Een derde onderzoeksvraag betreft het belang van vermoedens op het vlak van bewijs. In bepaalde rechtstakken zoals het arbeidsrecht en het socialezekerheidsrecht wordt de juridische techniek van – weerlegbare of onweerlegbare – vermoedens vaak gebruikt om de bewijslast van hetzij de werknemer of de sociaal verzekerde, hetzij de parastatale instelling te verlichten.  Vraag is of dit resultaat wel voldoende wordt bereikt, vermits de vermoedens in het sociaal recht vaak zeer complexe en meerdere toepassingsvoorwaarden kennen en deze toepassingsvoorwaarden dienen te worden bewezen door diegene die zich op het vermoeden beroept.  Ook het verschil tussen vermoedens en andere wetgevingstechnieken, zoals de gelijkstelling, die evenzeer de uitbreiding van de sociale bescherming trachten te bekomen vormt voorwerp van onderzoek.
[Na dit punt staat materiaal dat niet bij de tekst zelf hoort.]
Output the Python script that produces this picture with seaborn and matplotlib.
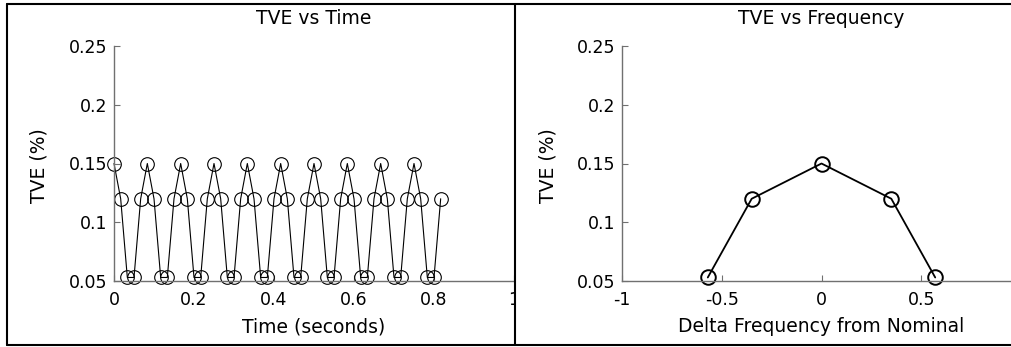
import matplotlib
matplotlib.use("Agg")
import matplotlib.pyplot as plt
import seaborn as sns
from matplotlib.patches import Rectangle
from matplotlib.lines import Line2D

# ---------------- data ----------------
time_s = [0.0, 0.0167, 0.0333, 0.05, 0.0667, 0.0833, 0.1, 0.1167, 0.1333, 0.15,
          0.1667, 0.1833, 0.2, 0.2167, 0.2333, 0.25, 0.2667, 0.2833, 0.3, 0.3167,
          0.3333, 0.35, 0.3667, 0.3833, 0.4, 0.4167, 0.4333, 0.45, 0.4667, 0.4833,
          0.5, 0.5167, 0.5333, 0.55, 0.5667, 0.5833, 0.6, 0.6167, 0.6333, 0.65,
          0.6667, 0.6833, 0.7, 0.7167, 0.7333, 0.75, 0.7667, 0.7833, 0.8, 0.8167]
tve_time = [0.15, 0.12, 0.053, 0.053, 0.12, 0.15, 0.12, 0.053, 0.053, 0.12,
            0.15, 0.12, 0.053, 0.053, 0.12, 0.15, 0.12, 0.053, 0.053, 0.12,
            0.15, 0.12, 0.053, 0.053, 0.12, 0.15, 0.12, 0.053, 0.053, 0.12,
            0.15, 0.12, 0.053, 0.053, 0.12, 0.15, 0.12, 0.053, 0.053, 0.12,
            0.15, 0.12, 0.053, 0.053, 0.12, 0.15, 0.12, 0.053, 0.053, 0.12]

delta_freq = [-0.57, -0.35, 0.0, 0.35, 0.57]
tve_freq = [0.053, 0.12, 0.15, 0.12, 0.053]

y_ticks = [0.05, 0.1, 0.15, 0.2, 0.25]
y_ticklabels = ["0.05", "0.1", "0.15", "0.2", "0.25"]
x1_ticks = [0, 0.2, 0.4, 0.6, 0.8, 1.0]
x1_ticklabels = ["0", "0.2", "0.4", "0.6", "0.8", "1"]
x2_ticks = [-1, -0.5, 0, 0.5, 1]
x2_ticklabels = ["-1", "-0.5", "0", "0.5", ""]

# ---------------- style ----------------
sns.set_style("white")
plt.rcParams["font.family"] = ["DejaVu Sans"]
plt.rcParams["text.color"] = "black"
plt.rcParams["axes.labelcolor"] = "black"
plt.rcParams["xtick.color"] = "black"
plt.rcParams["ytick.color"] = "black"

W, H = 1012, 347
fig = plt.figure(figsize=(W / 100, H / 100), dpi=100)
fig.patch.set_facecolor("white")


def px(l, t, r, b):
    return [l / W, 1 - b / H, (r - l) / W, (b - t) / H]


ax1 = fig.add_axes(px(114, 46, 514, 281), zorder=0)
ax2 = fig.add_axes(px(622, 46, 1021, 281), zorder=2)

sns.lineplot(x=time_s, y=tve_time, ax=ax1, color="black", lw=0.8,
             marker="o", ms=9.8, mfc="none", mec="black", mew=0.8,
             estimator=None, sort=False)
sns.lineplot(x=delta_freq, y=tve_freq, ax=ax2, color="black", lw=1.3,
             marker="o", ms=10.5, mfc="none", mec="black", mew=1.4,
             estimator=None, sort=False)

spine_col = "#707070"
for ax, xt, xtl, xlim, title, xlabel in [
    (ax1, x1_ticks, x1_ticklabels, (0, 1), "TVE vs Time", "Time (seconds)"),
    (ax2, x2_ticks, x2_ticklabels, (-1, 1), "TVE vs Frequency", "Delta Frequency from Nominal"),
]:
    for ln in ax.lines:
        ln.set_clip_on(False)
    ax.set_facecolor("none")
    ax.set_xlim(*xlim)
    ax.set_ylim(0.05, 0.25)
    ax.set_xticks(xt)
    ax.set_xticklabels(xtl)
    ax.set_yticks(y_ticks)
    ax.set_yticklabels(y_ticklabels)
    for s in ["top", "right"]:
        ax.spines[s].set_visible(False)
    for s in ["left", "bottom"]:
        ax.spines[s].set_color(spine_col)
        ax.spines[s].set_linewidth(1.0)
    ax.tick_params(direction="in", length=4, width=0.8, color=spine_col,
                   labelsize=12.5, labelcolor="black", bottom=True, left=True)
    ax.tick_params(axis="x", pad=7)
    ax.tick_params(axis="y", pad=5)
    ax.set_title(title, fontsize=13.5, y=1 + 28 / 235, va="center", pad=0,
                 color="black")
    ax.set_xlabel(xlabel, fontsize=13.5, color="black")
    ax.set_ylabel("TVE (%)", fontsize=13.5, color="black")
    ax.xaxis.label.set_va("center")
    ax.yaxis.label.set_va("center")
    ax.xaxis.set_label_coords(0.5, -46 / 235)

ax1.yaxis.set_label_coords((39 - 114) / 400, 0.49)
ax2.yaxis.set_label_coords((548 - 622) / 399, 0.49)

# hide the right half of the cut-off "1" tick label (panel boundary)
fig.add_artist(Rectangle((516 / W, 1 - 315 / H), 44 / W, 30 / H,
                         transform=fig.transFigure, facecolor="white",
                         edgecolor="none", zorder=1))

# panel borders
lw = 1.5
border = dict(transform=fig.transFigure, color="black", lw=lw, zorder=5)
fig.add_artist(Line2D([7 / W, 1], [1 - 4 / H, 1 - 4 / H], **border))
fig.add_artist(Line2D([7 / W, 1], [1 - 345 / H, 1 - 345 / H], **border))
fig.add_artist(Line2D([7 / W, 7 / W], [1 - 4 / H, 1 - 345 / H], **border))
fig.add_artist(Line2D([515 / W, 515 / W], [1 - 4 / H, 1 - 345 / H], **border))

fig.savefig("out.png", dpi=100, facecolor="white")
Een vierde onderzoeksvraag betreft de weerslag van het openbare orde karakter op het vlak van het bewijs. Zo zijn de meeste bepalingen van het socialezekerheidsrecht van openbare orde met als gevolg dat het bewijs door gerechtelijke of buitengerechtelijke bekentenis wordt uitgesloten. Onderzocht wordt of in welke mate de arbeidsgerechten dit gevolg erkennen dan wel veeleer naar oplossingen worden gezocht om hieraan enige nuancering te brengen.
 

2.6 Buitengerechtelijke vormen van geschiloplossing
Behoorlijke rechtsbedeling impliceert heden ten dage niet alleen toegang tot de rechter, maar omvat ook buitengerechtelijke geschiloplossing (onderhandelen, bemiddeling, verzoening, arbitrage, bindende derdenbeslissing, ODR, …). De letter A in Alternative Dispute Resolution, is nog slechts op zijn plaats in de mate dat ze staat voor Appropriate Dispute Resolution. Meer en meer groeit het besef dat een goede wisselwerking tussen de klassieke gerechtelijke geschillenbeslechting en andere wijzen van geschiloplossing noodzakelijk is. Zowel de Europese als de Belgische wetgever ontwikkelen tal van initiatieven om de buitengerechtelijke geschiloplossing te promoten. Deze evolutie doet tal van vragen rijzen. Hoe kan ADR bijdragen tot een kwaliteitsvolle rechtsbedeling? In welke mate kan het doorlopen van een buitengerechtelijk geschiloplossingstraject verplicht worden gesteld? Hoe en in welke mate moet de overheid de buitengerechtelijke geschiloplossing wettelijk regelen/faciliteren? Wat is de rol van de rechter in deze evolutie, evolueert de taak van de rechter mee naar deze van een geschiloplosser (bv. bemiddeling door magistraten) in plaats van een geschilbeslechter of dient de taak van de magistraat strikt beperkt te blijven tot deze van een geschilbeslechter? In hoeverre is, meer algemeen gesproken, de inschakeling van een overheidsfunctionaris (de magistraat) gewenst of noodzakelijk, in het bijzonder als waarborg tegen willekeur? Wat met de juridische afdwingbaarheid van de buitengerechtelijke beslissingen en akkoorden (ook op IPR-vlak).